McConnell, apparently backing Trump's latest approach, announced that he would try to bring legislation to repeal Obamacare to the Senate floor in coming days, but with a two-year delay in implementation to assure a smooth transition.
That idea was rejected by Republicans months ago in favor of simultaneously repealing and replacing Obamacare in order to avoid chaos in insurance markets.
Republican Senator John McCain, who is recovering from surgery in his home state of Arizona, urged a much different change of course - bipartisanship.
"The Congress must now return to regular order, hold hearings, receive input from members of both parties" and pass a bill that "finally provides Americans with access to quality and affordable health care," McCain said in a statement.
"Start From Scratch"
It was not yet clear whether Republicans would get behind the latest Trump-McConnell plans or McCain's prescription.
Like McCain, Senate Democratic leader Chuck Schumer held out the possibility of bipartisanship.
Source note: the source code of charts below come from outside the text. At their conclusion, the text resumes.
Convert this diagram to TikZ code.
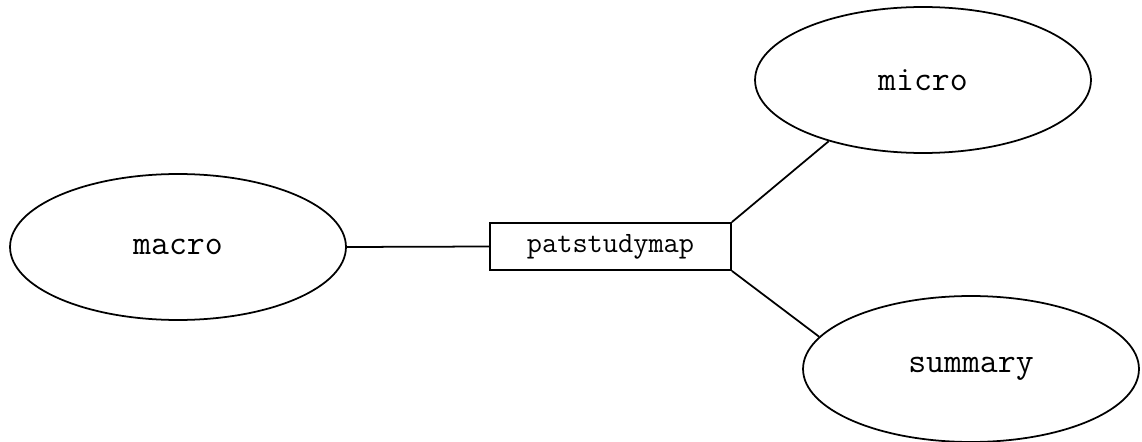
\documentclass[tikz,border=0pt]{standalone}
\usetikzlibrary{shapes.geometric}
\begin{document}
\begin{tikzpicture}[x=0.02cm,y=-0.02cm,
  ell/.style={draw,ellipse,line width=1pt,minimum width=6.72cm,minimum height=2.92cm,inner sep=0pt,font=\ttfamily\fontsize{19.8}{22}\selectfont},
  boxn/.style={draw,rectangle,line width=1pt,minimum width=4.82cm,minimum height=0.94cm,inner sep=0pt,font=\ttfamily\fontsize{16.8}{19}\selectfont},
  conn/.style={line width=1pt}]
\useasboundingbox (0,0) rectangle (1142,442);
\node[ell] (macro) at (178,247) {\raisebox{-2pt}{macro}};
\node[ell] (micro) at (923,80) {\raisebox{-2pt}{micro}};
\node[ell] (summary) at (971,369) {\raisebox{-2pt}{summary}};
\node[boxn] (map) at (610.5,246.5) {patstudymap};
\draw[conn] (macro.east) -- (map.west);
\draw[conn] (map.north east) -- (micro.213.8);
\draw[conn] (map.south east) -- (summary.168.6);
\end{tikzpicture}
\end{document}
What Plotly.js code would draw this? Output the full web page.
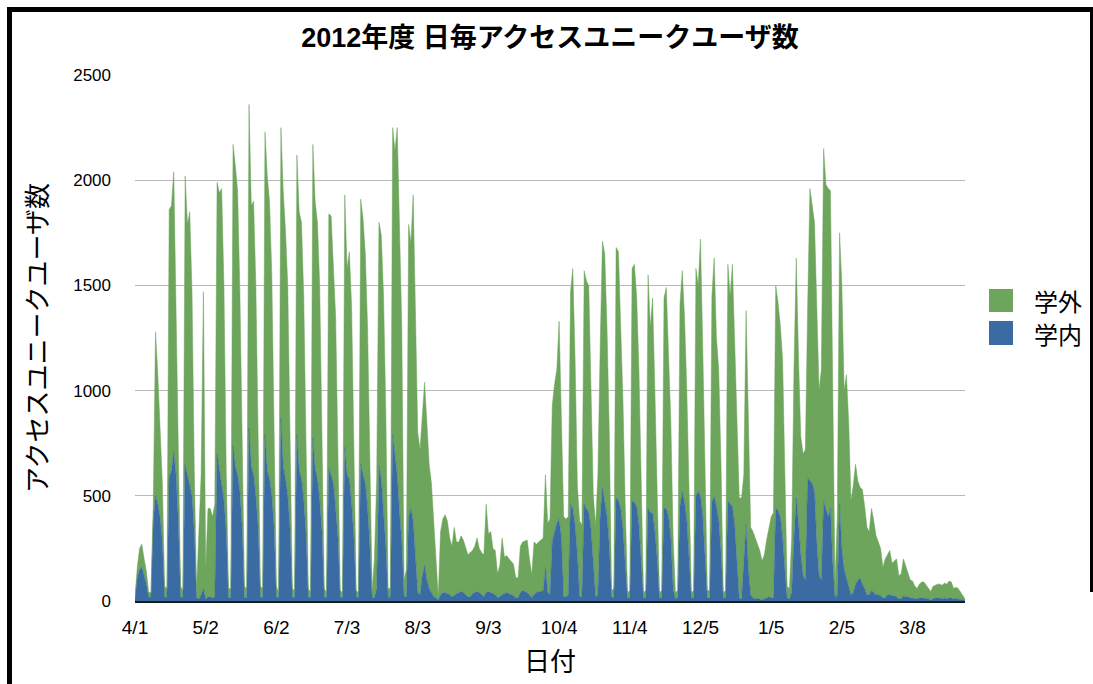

In a statement, he urged Republicans to "start from scratch and work with Democrats on a bill that lowers premiums, provides long-term stability to the markets and improves our health care system."
Republicans in Congress had been hoping to settle on a healthcare bill before an upcoming August recess so they could begin work in earnest in September on a wide-ranging rewrite of the US tax code.
House of Representatives Speaker Paul Ryan had no immediate comment on the next steps he would like to see following the collapse of the healthcare bill in the Senate.
One health industry lobbyist said that, in the run-up to the second collapse of the Senate's healthcare bill this summer, there was growing anger among senators over proposed Medicaid cuts and an amendment by Senator Ted Cruz that would have allowed insurance companies to offer cheaper plans that did not have Obamacare's guaranteed coverage of services such as maternity care.
A similar version of the Senate bill passed the House in May but passage in the Senate was always expected to be more difficult, given the deep tensions between moderates and conservatives.
Moderates worry about cuts to the Medicaid health insurance program for the poor and disabled, while conservatives want those cuts as well as a more dramatic dismantling of Obamacare's framework.
The first version of the Senate bill failed to attract enough support, forcing McConnell's office to revise it in a bid to make it more palatable. That version was released last week.
Senator Bernie Sanders, the former Democratic presidential candidate, celebrated what he termed the "collapse" of the Republican effort.
"This is a great victory for the millions of Americans who stood up and fought back against this dangerous legislation," Sanders said in a statement.